Pay day loan providers have been in the press in the UK for having interest rates which are considered to be too high. In Canada each province can make regulations to limit the interest which can be charged by a pay day loan provider. However, how high is too high when it comes to interest rates in this industry?
Most provinces have put caps on the interest rates which can be charged – However, how did the provinces come to these rates? Why do some provinces allow higher rates than others? What is a reasonable rate of interest?
For a start it is worth noting that it is the APR of a pay day loan which is often criticised. Referring to the APR immediately makes a pay day loan interest rate seem extraordinarily high when comparing it to other forms of lending.
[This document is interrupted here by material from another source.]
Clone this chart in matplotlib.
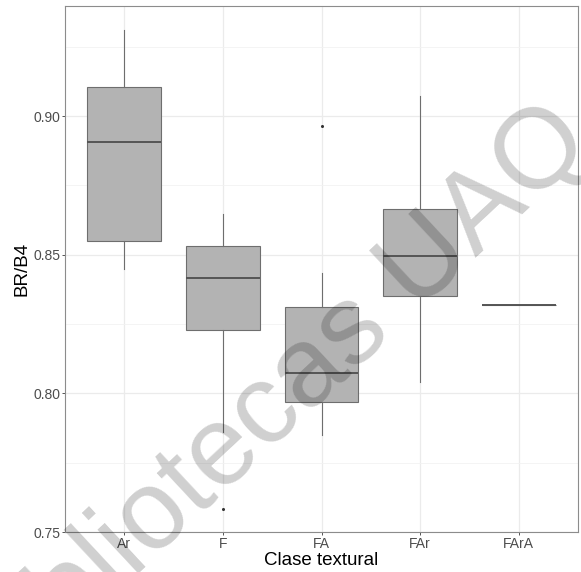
"""
Boxplot of BR/B4 by textural class (recreated from reference figure).
"""

import matplotlib
matplotlib.use("Agg")
import matplotlib.pyplot as plt
from matplotlib.ticker import MultipleLocator

plt.rcParams.update({
    'font.family': ['Liberation Sans', 'DejaVu Sans'],
    'axes.linewidth': 0.8,
})

# ── Data ──────────────────────────────────────────────────────
classes = ["Ar", "F", "FA", "FAr", "FArA"]
whisker_low = [0.845, 0.786, 0.785, 0.804, 0.832]
q1 = [0.855, 0.823, 0.797, 0.835, 0.832]
median = [0.8905, 0.8416, 0.8072, 0.8495, 0.832]
q3 = [0.9105, 0.8532, 0.8313, 0.8665, 0.832]
whisker_high = [0.931, 0.8647, 0.8433, 0.9073, 0.832]
outliers = [[], [0.7582], [0.8966], [], []]

y_ticks = [0.75, 0.80, 0.85, 0.90]


def main():
    fig = plt.figure(figsize=(5.81, 5.72), dpi=100)
    ax = fig.add_axes([65 / 581, 40 / 572, 513 / 581, 526 / 572])

    stats = []
    for i, name in enumerate(classes):
        stats.append({
            "label": name,
            "whislo": whisker_low[i], "q1": q1[i], "med": median[i],
            "q3": q3[i], "whishi": whisker_high[i], "fliers": outliers[i],
        })

    positions = list(range(1, len(classes) + 1))
    ax.bxp(stats, positions=positions, widths=0.75, patch_artist=True,
           showcaps=False,
           boxprops=dict(facecolor="#b3b3b3", edgecolor="#6e6e6e", linewidth=0.8),
           medianprops=dict(color="#555555", linewidth=1.4),
           whiskerprops=dict(color="#6e6e6e", linewidth=0.8),
           flierprops=dict(marker="o", markersize=1.2, markerfacecolor="#333333",
                           markeredgecolor="#333333"),
           zorder=3)

    # ── Axes styling (ggplot theme_bw look) ──
    ax.set_xlim(0.4, 5.6)
    ax.set_ylim(0.75, 0.9397)
    ax.set_xticks(positions)
    ax.set_xticklabels(classes)
    ax.set_yticks(y_ticks)
    ax.set_yticklabels([f"{v:.2f}" for v in y_ticks])
    ax.yaxis.set_minor_locator(MultipleLocator(0.025))
    ax.tick_params(axis="both", which="major", length=2.5, width=0.7,
                   color="#555555", labelsize=10, labelcolor="#4d4d4d", pad=1)
    ax.tick_params(axis="y", which="minor", length=0)

    ax.grid(True, which="major", color="#ebebeb", linewidth=0.9, zorder=0)
    ax.grid(True, which="minor", axis="y", color="#f2f2f2", linewidth=0.6, zorder=0)
    ax.set_axisbelow(True)
    for spine in ax.spines.values():
        spine.set_color("#8c8c8c")
        spine.set_linewidth(0.8)

    ax.set_xlabel("Clase textural", fontsize=13.5, labelpad=1)
    ax.set_ylabel("BR/B4", fontsize=13.5, labelpad=2)

    # watermark
    fig.text(276 / 581, 1 - 405 / 572, "Bibliotecas UAQ", fontsize=81,
             rotation=43, rotation_mode="anchor",
             ha="center", va="center", color="black", alpha=0.19, zorder=10)

    fig.savefig("out.png", dpi=100, facecolor="white")


if __name__ == "__main__":
    main()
However, the APR is not really a suitable way of expressing the interest rate on a pay day loan because by their very nature the loans are short term, usually limited to about 45 days. Pay day loans are not intended to last for anything close to a year! For instance although pay day loan provider http://www.wonga.ca has an APR of 261% this is a distortion of reality – a better way to look at things is to consider the actual amount you would pay back for your loan. A typical Wonga loan of $300 for 14 days costs $30, with simple interest of 10%. If you take the following into account is that unreasonable?
What would be a reasonable rate? The economics of business would dictate that an interest rate which allows lenders to break even would be a reasonable rate (although not necessarily make business sense!). So are pay day loan companies charging way beyond their break-even point or could other traditional credit providers break-even if they charged lower interest and fees?
When considering the above issue the following aspects of the pay day loan industry seem to be ignored. First, a pay day loan provider (like any lender) needs to cover their costs of lending. The loan revenue for a long term loan like a mortgage is far higher than the revenue produced by a pay day loan. Further, the cost of assessing an application for a pay day loan provider is also higher per dollar because the amounts borrowed are so small. It must also be kept in mind that pay day loans also have a higher default rate than traditional lending. Having borrowers default on a loan affects the break-even point. The more borrowers which default, resulting in no recovery, the more has to be recovered from other borrowers who repay their loans.
Finally, a study has also shown that if rates and caps are imposed on pay day lenders they can be forced out of business – This shows that if the rate is too low the business no longer remains viable. This then leads to a further policy debate on whether people have a right to access such loans.
Pay day loans are obviously in demand by a growing number of people. If their interest and charges are so exorbitant one has to ask why traditional lenders are not trying to compete.